The American Myth of the Russians

And this is where the whole mythology of Russians begins. To a large extent, Russians generally believe that Russia cannot lose. If there is any defeat, they say, it is temporary. The loss of territory is extremely painful for the Russian national character. That is why the loss of Alaska, despite the fact that it was a fair and profitable sale (almost the entire amount was used to purchase railway equipment, which allowed for better logistics in the empire), is also perceived as a defeat.

This is also the origin of stories that the ship with gold for Alaska did not reach Russia and sank. So, "we didn't get the money, we have to return what we sold." A very popular version is that Alaska was not given to the United States forever, but only for a hundred years. Therefore, in 1967, the Americans "had to return it," but the Cold War was going on, and the United States did not do so because it was not profitable for them, and "the overly humane leadership of the USSR decided not to escalate to nuclear war and not to raise the issue."

It should be noted that in the mass consciousness of Russians, this story with Alaska has become absolutely mythological and devoid of specifics and accuracy. For example, the sale of Alaska is attributed to Empress Catherine II, who ruled from 1762 to 1796 and during whose reign the development of Alaska was just beginning. Moreover, during the reign of this empress, the empire had its greatest expansion in the South and West, which probably turned her into one of the most legendary characters in Russian history. This queen is credited with many achievements on a large and, conversely, small scale in various places of the former Russian Empire. Only the early eighteenth-century emperor Peter the Great bears some resemblance.

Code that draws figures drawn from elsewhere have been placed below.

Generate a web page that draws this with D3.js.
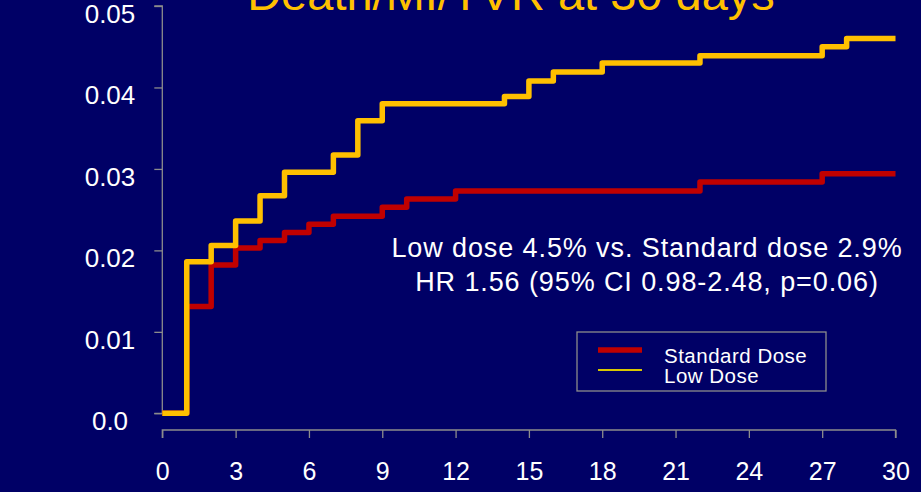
<!doctype html>
<html lang="en">
<head>
    <meta charset="UTF-8">
    <title>Death/MI/TVR at 30 days</title>
    <script src="https://d3js.org/d3.v7.min.js"></script>
    <style>
      html, body { margin: 0; padding: 0; background: #000066; }
      svg { display: block; }
      text { font-family: Arial, "Liberation Sans", sans-serif; }
    </style>
</head>
<body>
    <div id="chart"></div>

    <script>

      // Kaplan-Meier steps
      const lowDays = [0, 1, 2, 3, 4, 5, 7, 8, 9, 14, 15, 16, 18, 22, 27, 28, 30];
      const lowRisk = [0, 0.0186, 0.0206, 0.0236, 0.0267, 0.0296, 0.0317, 0.0359, 0.038,
                       0.0389, 0.0408, 0.0419, 0.043, 0.0439, 0.045, 0.046, 0.046];

      const stdDays = [0, 1, 2, 3, 4, 5, 6, 7, 9, 10, 12, 22, 27, 30];
      const stdRisk = [0, 0.0131, 0.0182, 0.0203, 0.0212, 0.0222, 0.0232, 0.0242,
                       0.0253, 0.0263, 0.0273, 0.0284, 0.0294, 0.0294];

      const xTicks = [0, 3, 6, 9, 12, 15, 18, 21, 24, 27, 30];
      const yTicks = [0, 0.01, 0.02, 0.03, 0.04, 0.05];
      const yTickLabels = ['0.0', '0.01', '0.02', '0.03', '0.04', '0.05'];

      const seriesNames = ['Standard Dose', 'Low Dose'];
      const noteLines = [
        'Low dose 4.5% vs. Standard dose 2.9%',
        'HR 1.56 (95% CI 0.98-2.48, p=0.06)'
      ];
      const title = 'Death/MI/TVR at 30 days';

      const width = 921;
      const height = 492;
      const axisGray = '#8c8c8c';
      const yellow = '#ffc000';
      const red = '#c00000';

      const x = d3.scaleLinear().domain([0, 30]).range([162.3, 895.5]);
      const y = d3.scaleLinear().domain([0, 0.05]).range([413.3, 6]);

      const svg = d3.select('#chart')
          .append('svg')
          .attr('width', width)
          .attr('height', height);

      svg.append('rect')
          .attr('width', width)
          .attr('height', height)
          .attr('fill', '#000066');

      // Title, cut off at the top like the slide
      svg.append('text')
          .attr('x', 511)
          .attr('y', 10)
          .attr('text-anchor', 'middle')
          .attr('fill', yellow)
          .attr('font-size', 47)
          .text(title);

      // y axis
      const yAxis = svg.append('g')
          .attr('transform', `translate(${x(0)},0)`)
          .call(d3.axisLeft(y).tickValues(yTicks).tickSize(8).tickFormat(''));
      yAxis.selectAll('path, line').attr('stroke', axisGray).attr('stroke-width', 1.3);
      yAxis.select('.domain').attr('d', `M-8,${y(0.05)}H0V${y(0)}H-8`);

      svg.append('g').selectAll('text')
          .data(yTicks)
          .join('text')
          .attr('x', 110)
          .attr('y', d => y(d) + 17)
          .attr('text-anchor', 'middle')
          .attr('fill', '#ffffff')
          .attr('font-size', 26)
          .text((d, i) => yTickLabels[i]);

      // x axis, sitting below the y axis
      const xAxis = svg.append('g')
          .attr('transform', 'translate(0,430)')
          .call(d3.axisBottom(x).tickValues(xTicks).tickSize(8).tickPadding(24));
      xAxis.selectAll('path, line').attr('stroke', axisGray).attr('stroke-width', 1.3);
      xAxis.select('.domain').attr('d', `M${x(0)},8V0H${x(30)}V8`);
      xAxis.selectAll('text')
          .attr('fill', '#ffffff')
          .attr('font-size', 25)
          .attr('font-family', 'Arial, "Liberation Sans", sans-serif');

      // Step curves
      const line = d3.line()
          .x(d => x(d[0]))
          .y(d => y(d[1]))
          .curve(d3.curveStepAfter);

      svg.append('path')
          .datum(d3.zip(stdDays, stdRisk))
          .attr('fill', 'none')
          .attr('stroke', red)
          .attr('stroke-width', 5.5)
          .attr('stroke-linejoin', 'round')
          .attr('d', line);

      svg.append('path')
          .datum(d3.zip(lowDays, lowRisk))
          .attr('fill', 'none')
          .attr('stroke', yellow)
          .attr('stroke-width', 5.5)
          .attr('stroke-linejoin', 'round')
          .attr('d', line);

      // Annotation
      svg.append('g').selectAll('text')
          .data(noteLines)
          .join('text')
          .attr('x', 647)
          .attr('y', (d, i) => 257 + i * 34)
          .attr('text-anchor', 'middle')
          .attr('fill', '#ffffff')
          .attr('font-size', 27)
          .attr('letter-spacing', 0.9)
          .text(d => d);

      // Legend
      const legend = svg.append('g');
      legend.append('rect')
          .attr('x', 577)
          .attr('y', 332)
          .attr('width', 249)
          .attr('height', 59)
          .attr('fill', 'none')
          .attr('stroke', axisGray)
          .attr('stroke-width', 1.3);

      const legendColors = [red, '#d8c800'];
      const legendWidths = [5.5, 2];
      seriesNames.forEach((name, i) => {
        legend.append('line')
            .attr('x1', 598)
            .attr('x2', 642)
            .attr('y1', 350 + i * 20)
            .attr('y2', 350 + i * 20)
            .attr('stroke', legendColors[i])
            .attr('stroke-width', legendWidths[i]);
        legend.append('text')
            .attr('x', 664)
            .attr('y', 363 + i * 20)
            .attr('fill', '#ffffff')
            .attr('font-size', 20.5)
            .attr('letter-spacing', 0.5)
            .text(name);
      });

    </script>

</body>
</html>
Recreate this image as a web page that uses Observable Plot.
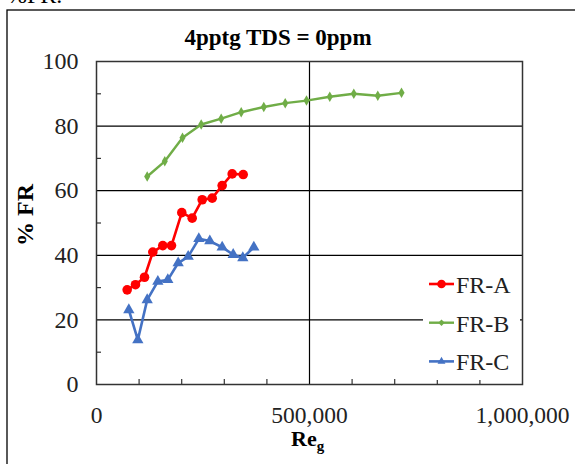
<!DOCTYPE html>
<html>
<head>
<meta charset="utf-8">
<script src="https://cdn.jsdelivr.net/npm/d3@7"></script>
<script src="https://cdn.jsdelivr.net/npm/@observablehq/plot@0.6"></script>
<style>
  html, body { margin: 0; padding: 0; background: #fff; }
  #wrap { position: relative; width: 575px; height: 464px; overflow: hidden; font-family: "Liberation Serif", "Times New Roman", serif; }
  #wrap > svg { position: absolute; left: 0; top: 0; }
</style>
</head>
<body>
<div id="wrap"></div>
<script>
// ---- data ----
const seriesNames = ["FR-A", "FR-B", "FR-C"];
const seriesColors = ["#FF0000", "#70AD47", "#4472C4"];
const seriesSymbols = ["circle", "diamond", "triangle"];

const xA = [72000, 91500, 112700, 132200, 155600, 176000, 200200, 224600, 248100, 271600, 295000, 318500, 344400];
const yA = [29.3, 30.9, 33.2, 41.0, 43.0, 43.0, 53.2, 51.5, 57.2, 57.7, 61.6, 65.2, 65.0];

const xB = [119000, 160300, 201900, 245800, 292700, 339700, 392700, 443000, 493000, 547600, 604000, 660300, 716000];
const yB = [64.4, 69.1, 76.4, 80.5, 82.3, 84.3, 85.9, 87.1, 87.9, 89.1, 90.0, 89.4, 90.3];

const xC = [75900, 97000, 119000, 144000, 167400, 191700, 215200, 240200, 266000, 295000, 320900, 343500, 369300];
const yC = [23.1, 13.8, 26.2, 31.9, 32.4, 37.6, 39.6, 45.1, 44.4, 42.5, 40.2, 39.2, 42.5];

const xTickLabels = [0, 500000, 1000000];
const xMinorTicks = [100000, 200000, 300000, 400000, 600000, 700000, 800000, 900000];
const yTickLabels = [0, 20, 40, 60, 80, 100];
const yMinorTicks = [10, 30, 50, 70, 90];
const yGrid = [20, 40, 60, 80];
const xGrid = [500000];

const titleText = "4pptg TDS = 0ppm";
const yLabel = "% FR";
const xLabelMain = "Re";
const xLabelSub = "g";

// ---- build table ----
const xs = [xA, xB, xC], ys = [yA, yB, yC];
const data = [];
seriesNames.forEach((s, i) => xs[i].forEach((x, j) => data.push({series: s, x, y: ys[i][j]})));
const bySeries = s => data.filter(d => d.series === s);

const W = 575, H = 464;
const mL = 96, mR = 53, mT = 61, mB = 80;
const dotR = [4.8, 3.2, 4.2];
const lineW = [2.6, 2.4, 2.6];
const tickPx = 5;
// tick lengths expressed in data units of each scale
const xTickLen = tickPx * 1000000 / (W - mL - mR);
const yTickLen = tickPx * 100 / (H - mT - mB);

const marks = [
  Plot.ruleY(yGrid, {stroke: "#000", strokeWidth: 1.2}),
  Plot.ruleX(xGrid, {stroke: "#000", strokeWidth: 1.2}),
  Plot.ruleY(yMinorTicks, {x1: 0, x2: xTickLen, stroke: "#333", strokeWidth: 1.2}),
  Plot.ruleX(xMinorTicks, {y1: 0, y2: yTickLen, stroke: "#333", strokeWidth: 1.2}),
  Plot.axisY(yTickLabels, {anchor: "left", tickSize: 0, tickPadding: 18, fontSize: 24, label: null, fill: "#222"}),
  Plot.axisX(xTickLabels, {anchor: "bottom", tickSize: 0, tickPadding: 22, fontSize: 23.5, label: null, fill: "#222", tickFormat: d3.format(",")}),
  Plot.frame({stroke: "#333", strokeWidth: 1.5})
];
seriesNames.forEach((s, i) => {
  marks.push(Plot.line(bySeries(s), {x: "x", y: "y", stroke: seriesColors[i], strokeWidth: lineW[i], curve: "linear"}));
  marks.push(Plot.dot(bySeries(s), {x: "x", y: "y", fill: seriesColors[i], stroke: "none", r: dotR[i], symbol: seriesSymbols[i]}));
});

const chart = Plot.plot({
  width: W, height: H,
  marginLeft: mL, marginRight: mR, marginTop: mT, marginBottom: mB,
  x: {domain: [0, 1000000], axis: null},
  y: {domain: [0, 100], axis: null},
  style: {fontFamily: "'Liberation Serif', 'Times New Roman', serif", fontSize: "24px", background: "transparent"},
  marks
});
const wrap = document.getElementById("wrap");
wrap.appendChild(chart);

// ---- overlay: border, title, axis titles, legend ----
const NS = "http://www.w3.org/2000/svg";
const ov = document.createElementNS(NS, "svg");
ov.setAttribute("width", W); ov.setAttribute("height", H);
ov.style.position = "absolute"; ov.style.left = "0"; ov.style.top = "0";
ov.setAttribute("font-family", "'Liberation Serif', 'Times New Roman', serif");
wrap.appendChild(ov);
function el(tag, attrs, text) {
  const e = document.createElementNS(NS, tag);
  for (const k in attrs) e.setAttribute(k, attrs[k]);
  if (text != null) e.textContent = text;
  ov.appendChild(e);
  return e;
}
// outer chart-area border (extends past the window on right and bottom)
el("rect", {x: 7, y: 10, width: 600, height: 500, fill: "none", stroke: "#000", "stroke-width": 1.3});
// cropped document text above the chart
el("text", {x: 7, y: 3, "font-size": 24, fill: "#000"}, "%FR.");
// title
el("text", {x: 278, y: 45, "text-anchor": "middle", "font-size": 23, "font-weight": "bold", fill: "#000"}, titleText);
// y title
el("text", {transform: "translate(33,215) rotate(-90)", "text-anchor": "middle", "font-size": 24, "font-weight": "bold", fill: "#000"}, yLabel);
// x title with subscript
const xt = el("text", {x: 291, y: 446, "font-size": 22, "font-weight": "bold", fill: "#000"});
const t1 = document.createElementNS(NS, "tspan"); t1.textContent = xLabelMain; xt.appendChild(t1);
const t2 = document.createElementNS(NS, "tspan"); t2.textContent = xLabelSub; t2.setAttribute("font-size", 15); t2.setAttribute("dy", 5); xt.appendChild(t2);

// legend
el("rect", {x: 423, y: 268, width: 97, height: 112, fill: "#fff"});
const symPath = {
  circle: r => d3.symbol(d3.symbolCircle, Math.PI * r * r)(),
  diamond: r => d3.symbol(d3.symbolDiamond2, Math.PI * r * r)(),
  triangle: r => d3.symbol(d3.symbolTriangle2, Math.PI * r * r)()
};
seriesNames.forEach((s, i) => {
  const cy = 284 + i * 38.7;
  el("line", {x1: 429, x2: 454, y1: cy, y2: cy, stroke: seriesColors[i], "stroke-width": lineW[i]});
  el("path", {d: symPath[seriesSymbols[i]](dotR[i] * 0.9), transform: `translate(441.5,${cy})`, fill: seriesColors[i]});
  el("text", {x: 456, y: cy + 9, "font-size": 24, fill: "#222"}, s);
});
</script>
</body>
</html>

The concentration of this Russian idea of Alaska as a lost "their" land that can and should be returned is reflected in the song "Don't Fool Around, America," which has been popular for thirty-three years, and which contains clichés and speaks of the desire to own Alaska and to manage this land and its inhabitants. It is significant that the band "Lyube", which sings the song, is militarized in style and supports the aggressive aspirations of the Kremlin, and has been working for many years to create nostalgia for Soviet times and a revanchist spirit.


Russians would prefer the return of Alaska as a land that was lost, in their opinion, "unjustly." This topic is certainly not mentioned officially, although odious politicians can afford to mention it. It is clear that the Russians are primarily concerned with the fact that Alaska is now owned by their main rival and even enemy. But this enemy is strong, and the Russians will not be able to take this land back. The folklore of injustice and the need to return Alaska and establish a "fair border" is very revealing for understanding the depth of Russian revanchism.